Cet engagement est ouvert à d'autres pays qui souhaiteraient y adhérer.

La Nouvelle-Zélande et Singapour ont également notifié un accord à l'OMC en vertu duquel ils s'engagent à maintenir leurs chaînes d'approvisionnement ouvertes et connectées en dépit de la pandémie de COVID-19. Ils s'engagent à faciliter les échanges et à s'abstenir d'imposer des restrictions à l'exportation sur toute une série de produits, y compris certaines préparations alimentaires.

Par ailleurs, s'agissant des mesures SPS, si certains pays ont renforcé leurs normes SPS applicables à certains produits importés comme les animaux exotiques et les viandes par des mesures d'urgence, nous avons également assisté à une grande vague de mesures SPS acceptant les certificats électroniques au lieu des documents papier habituels.
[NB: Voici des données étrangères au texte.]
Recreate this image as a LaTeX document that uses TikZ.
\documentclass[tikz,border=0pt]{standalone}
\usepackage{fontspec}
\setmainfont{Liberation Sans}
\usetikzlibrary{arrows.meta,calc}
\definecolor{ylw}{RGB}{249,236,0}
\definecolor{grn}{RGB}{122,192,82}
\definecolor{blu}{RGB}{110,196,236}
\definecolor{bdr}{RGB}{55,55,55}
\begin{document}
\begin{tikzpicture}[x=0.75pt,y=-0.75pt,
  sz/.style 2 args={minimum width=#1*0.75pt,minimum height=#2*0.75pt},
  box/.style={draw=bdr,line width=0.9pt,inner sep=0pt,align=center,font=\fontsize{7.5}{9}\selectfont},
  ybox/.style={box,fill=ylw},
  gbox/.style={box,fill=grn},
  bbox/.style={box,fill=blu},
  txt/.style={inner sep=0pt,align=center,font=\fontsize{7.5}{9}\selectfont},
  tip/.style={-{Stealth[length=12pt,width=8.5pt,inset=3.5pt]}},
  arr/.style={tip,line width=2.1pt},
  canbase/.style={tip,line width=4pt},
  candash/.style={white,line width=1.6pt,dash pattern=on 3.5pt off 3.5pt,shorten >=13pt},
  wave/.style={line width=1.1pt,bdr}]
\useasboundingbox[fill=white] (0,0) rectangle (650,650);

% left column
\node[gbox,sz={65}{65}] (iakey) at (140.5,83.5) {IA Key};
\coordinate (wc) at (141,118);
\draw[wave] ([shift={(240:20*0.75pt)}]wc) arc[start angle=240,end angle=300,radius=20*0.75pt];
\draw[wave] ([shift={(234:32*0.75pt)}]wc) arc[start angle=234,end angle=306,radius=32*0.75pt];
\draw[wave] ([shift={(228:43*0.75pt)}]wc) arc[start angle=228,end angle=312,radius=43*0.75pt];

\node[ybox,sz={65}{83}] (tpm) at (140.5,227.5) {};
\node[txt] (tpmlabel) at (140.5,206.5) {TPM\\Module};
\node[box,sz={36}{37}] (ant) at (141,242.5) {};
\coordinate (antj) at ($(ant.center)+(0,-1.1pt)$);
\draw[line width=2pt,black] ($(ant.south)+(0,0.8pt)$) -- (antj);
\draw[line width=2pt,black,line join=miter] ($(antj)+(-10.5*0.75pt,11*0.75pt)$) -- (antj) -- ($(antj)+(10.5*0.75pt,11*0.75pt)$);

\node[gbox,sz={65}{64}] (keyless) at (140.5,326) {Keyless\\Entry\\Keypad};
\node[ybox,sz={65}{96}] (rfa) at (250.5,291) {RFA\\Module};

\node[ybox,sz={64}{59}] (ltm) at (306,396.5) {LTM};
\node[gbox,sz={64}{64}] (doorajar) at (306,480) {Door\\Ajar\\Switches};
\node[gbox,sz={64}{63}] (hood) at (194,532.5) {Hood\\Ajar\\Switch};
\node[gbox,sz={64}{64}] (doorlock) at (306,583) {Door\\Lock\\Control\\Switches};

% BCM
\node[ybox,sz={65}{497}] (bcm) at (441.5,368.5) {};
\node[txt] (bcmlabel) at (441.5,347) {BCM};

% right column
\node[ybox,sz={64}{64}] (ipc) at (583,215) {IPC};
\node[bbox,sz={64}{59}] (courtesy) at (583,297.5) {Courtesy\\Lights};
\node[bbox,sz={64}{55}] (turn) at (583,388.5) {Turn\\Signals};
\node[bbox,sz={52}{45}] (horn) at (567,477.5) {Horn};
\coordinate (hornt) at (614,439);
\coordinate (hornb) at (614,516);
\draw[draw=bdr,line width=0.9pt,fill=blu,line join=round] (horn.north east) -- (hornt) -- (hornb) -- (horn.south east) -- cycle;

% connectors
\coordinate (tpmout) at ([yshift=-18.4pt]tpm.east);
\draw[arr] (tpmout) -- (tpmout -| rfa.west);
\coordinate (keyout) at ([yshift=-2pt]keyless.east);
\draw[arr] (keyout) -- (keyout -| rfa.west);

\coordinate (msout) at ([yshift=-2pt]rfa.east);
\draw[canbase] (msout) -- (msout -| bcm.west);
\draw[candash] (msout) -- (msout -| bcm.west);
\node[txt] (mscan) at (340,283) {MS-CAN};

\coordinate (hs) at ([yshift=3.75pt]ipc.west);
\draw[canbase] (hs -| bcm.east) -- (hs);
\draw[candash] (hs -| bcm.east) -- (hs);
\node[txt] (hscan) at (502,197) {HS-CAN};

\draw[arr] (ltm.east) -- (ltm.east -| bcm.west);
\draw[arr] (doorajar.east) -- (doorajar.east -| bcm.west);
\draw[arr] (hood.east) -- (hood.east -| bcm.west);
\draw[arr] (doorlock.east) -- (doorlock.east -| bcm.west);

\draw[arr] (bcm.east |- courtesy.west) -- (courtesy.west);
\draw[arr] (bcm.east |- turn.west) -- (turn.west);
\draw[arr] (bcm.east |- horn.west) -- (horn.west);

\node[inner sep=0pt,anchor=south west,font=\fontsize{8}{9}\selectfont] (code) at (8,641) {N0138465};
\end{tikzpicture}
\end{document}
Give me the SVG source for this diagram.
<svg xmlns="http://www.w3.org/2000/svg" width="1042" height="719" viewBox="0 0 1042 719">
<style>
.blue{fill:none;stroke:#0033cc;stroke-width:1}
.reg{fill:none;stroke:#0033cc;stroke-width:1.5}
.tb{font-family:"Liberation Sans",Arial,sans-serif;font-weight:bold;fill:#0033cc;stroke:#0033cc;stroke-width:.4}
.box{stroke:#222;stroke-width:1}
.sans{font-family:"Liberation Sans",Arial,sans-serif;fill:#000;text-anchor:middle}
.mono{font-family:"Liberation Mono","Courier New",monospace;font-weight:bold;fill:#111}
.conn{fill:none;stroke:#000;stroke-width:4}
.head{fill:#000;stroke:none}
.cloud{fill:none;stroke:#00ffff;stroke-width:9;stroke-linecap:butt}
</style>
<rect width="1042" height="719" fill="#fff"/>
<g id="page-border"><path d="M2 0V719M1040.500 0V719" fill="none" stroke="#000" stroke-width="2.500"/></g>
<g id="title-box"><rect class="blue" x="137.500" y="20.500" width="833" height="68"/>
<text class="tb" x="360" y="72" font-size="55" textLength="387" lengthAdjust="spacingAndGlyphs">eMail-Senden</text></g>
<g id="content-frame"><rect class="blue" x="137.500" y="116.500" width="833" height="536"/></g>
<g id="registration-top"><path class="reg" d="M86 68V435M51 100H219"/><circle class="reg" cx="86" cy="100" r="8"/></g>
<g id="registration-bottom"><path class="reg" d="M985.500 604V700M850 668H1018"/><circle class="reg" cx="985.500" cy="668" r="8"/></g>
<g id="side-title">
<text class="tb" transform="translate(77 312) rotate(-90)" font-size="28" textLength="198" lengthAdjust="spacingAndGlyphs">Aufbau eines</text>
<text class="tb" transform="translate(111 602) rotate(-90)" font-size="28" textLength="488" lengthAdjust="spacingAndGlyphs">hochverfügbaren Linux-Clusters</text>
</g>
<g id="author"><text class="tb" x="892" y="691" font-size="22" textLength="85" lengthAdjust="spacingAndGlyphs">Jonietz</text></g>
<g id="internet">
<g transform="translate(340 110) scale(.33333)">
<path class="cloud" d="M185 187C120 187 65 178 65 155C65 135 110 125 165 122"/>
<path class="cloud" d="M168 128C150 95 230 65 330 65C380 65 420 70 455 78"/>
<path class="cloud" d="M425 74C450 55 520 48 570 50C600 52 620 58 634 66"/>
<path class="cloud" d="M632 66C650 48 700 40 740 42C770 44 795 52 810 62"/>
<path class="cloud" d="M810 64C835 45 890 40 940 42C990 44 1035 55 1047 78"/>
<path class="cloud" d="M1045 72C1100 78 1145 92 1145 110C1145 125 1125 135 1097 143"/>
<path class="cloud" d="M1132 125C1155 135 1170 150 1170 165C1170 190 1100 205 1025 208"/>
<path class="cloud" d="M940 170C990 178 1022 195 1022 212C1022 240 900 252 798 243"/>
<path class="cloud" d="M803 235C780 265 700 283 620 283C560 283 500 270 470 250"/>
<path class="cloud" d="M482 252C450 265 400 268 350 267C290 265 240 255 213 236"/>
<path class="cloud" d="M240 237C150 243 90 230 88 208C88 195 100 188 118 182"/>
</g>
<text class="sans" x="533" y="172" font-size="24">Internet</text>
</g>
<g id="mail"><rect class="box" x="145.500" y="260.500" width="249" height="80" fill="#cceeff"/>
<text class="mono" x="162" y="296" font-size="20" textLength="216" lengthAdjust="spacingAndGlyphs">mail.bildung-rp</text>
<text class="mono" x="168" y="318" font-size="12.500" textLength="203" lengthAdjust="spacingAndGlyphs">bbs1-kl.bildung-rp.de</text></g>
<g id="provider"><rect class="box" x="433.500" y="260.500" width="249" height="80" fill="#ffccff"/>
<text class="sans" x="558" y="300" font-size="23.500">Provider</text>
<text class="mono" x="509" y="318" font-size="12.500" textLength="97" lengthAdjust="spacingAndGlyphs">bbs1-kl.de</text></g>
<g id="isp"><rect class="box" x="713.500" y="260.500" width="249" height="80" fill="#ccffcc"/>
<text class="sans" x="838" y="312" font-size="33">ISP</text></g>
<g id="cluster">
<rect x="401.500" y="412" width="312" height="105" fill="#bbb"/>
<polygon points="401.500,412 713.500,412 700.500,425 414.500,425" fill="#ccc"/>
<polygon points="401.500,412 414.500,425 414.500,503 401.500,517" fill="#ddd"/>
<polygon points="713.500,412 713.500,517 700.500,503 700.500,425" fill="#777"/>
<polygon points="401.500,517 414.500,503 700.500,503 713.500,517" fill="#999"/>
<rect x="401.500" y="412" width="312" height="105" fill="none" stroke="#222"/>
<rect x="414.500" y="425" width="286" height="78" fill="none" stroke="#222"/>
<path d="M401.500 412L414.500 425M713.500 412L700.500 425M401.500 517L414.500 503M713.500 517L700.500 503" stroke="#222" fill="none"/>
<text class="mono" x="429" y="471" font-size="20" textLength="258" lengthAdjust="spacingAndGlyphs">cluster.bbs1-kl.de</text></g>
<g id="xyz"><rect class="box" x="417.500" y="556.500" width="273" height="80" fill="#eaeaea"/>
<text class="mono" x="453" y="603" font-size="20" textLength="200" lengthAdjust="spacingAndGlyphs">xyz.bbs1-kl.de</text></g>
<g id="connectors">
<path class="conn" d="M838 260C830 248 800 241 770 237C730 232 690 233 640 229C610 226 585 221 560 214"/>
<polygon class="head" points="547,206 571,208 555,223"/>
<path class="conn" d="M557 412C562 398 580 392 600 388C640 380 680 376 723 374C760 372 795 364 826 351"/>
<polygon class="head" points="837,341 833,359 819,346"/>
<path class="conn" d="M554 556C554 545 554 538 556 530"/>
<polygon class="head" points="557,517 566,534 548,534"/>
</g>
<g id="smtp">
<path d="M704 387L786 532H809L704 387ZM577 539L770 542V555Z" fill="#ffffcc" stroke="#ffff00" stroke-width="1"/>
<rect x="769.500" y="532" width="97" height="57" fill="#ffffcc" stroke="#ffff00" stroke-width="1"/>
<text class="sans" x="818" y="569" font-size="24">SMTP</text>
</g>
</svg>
Il sera intéressant de découvrir dans quelle mesure la COVID-19 débouchera sur la modernisation et la numérisation de toutes sortes de procédures de certification liées au commerce.

Dans l'ensemble, je dirais donc que le monde a été prompt à reconnaître la place importante qu'occupe le commerce international des produits alimentaires en matière de sécurité alimentaire mondiale et à lancer des appels, ainsi qu'à prendre des mesures concrètes, pour protéger la chaîne d'approvisionnement alimentaire mondiale de toute perturbation.

J'espère que cet état de fait perdurera.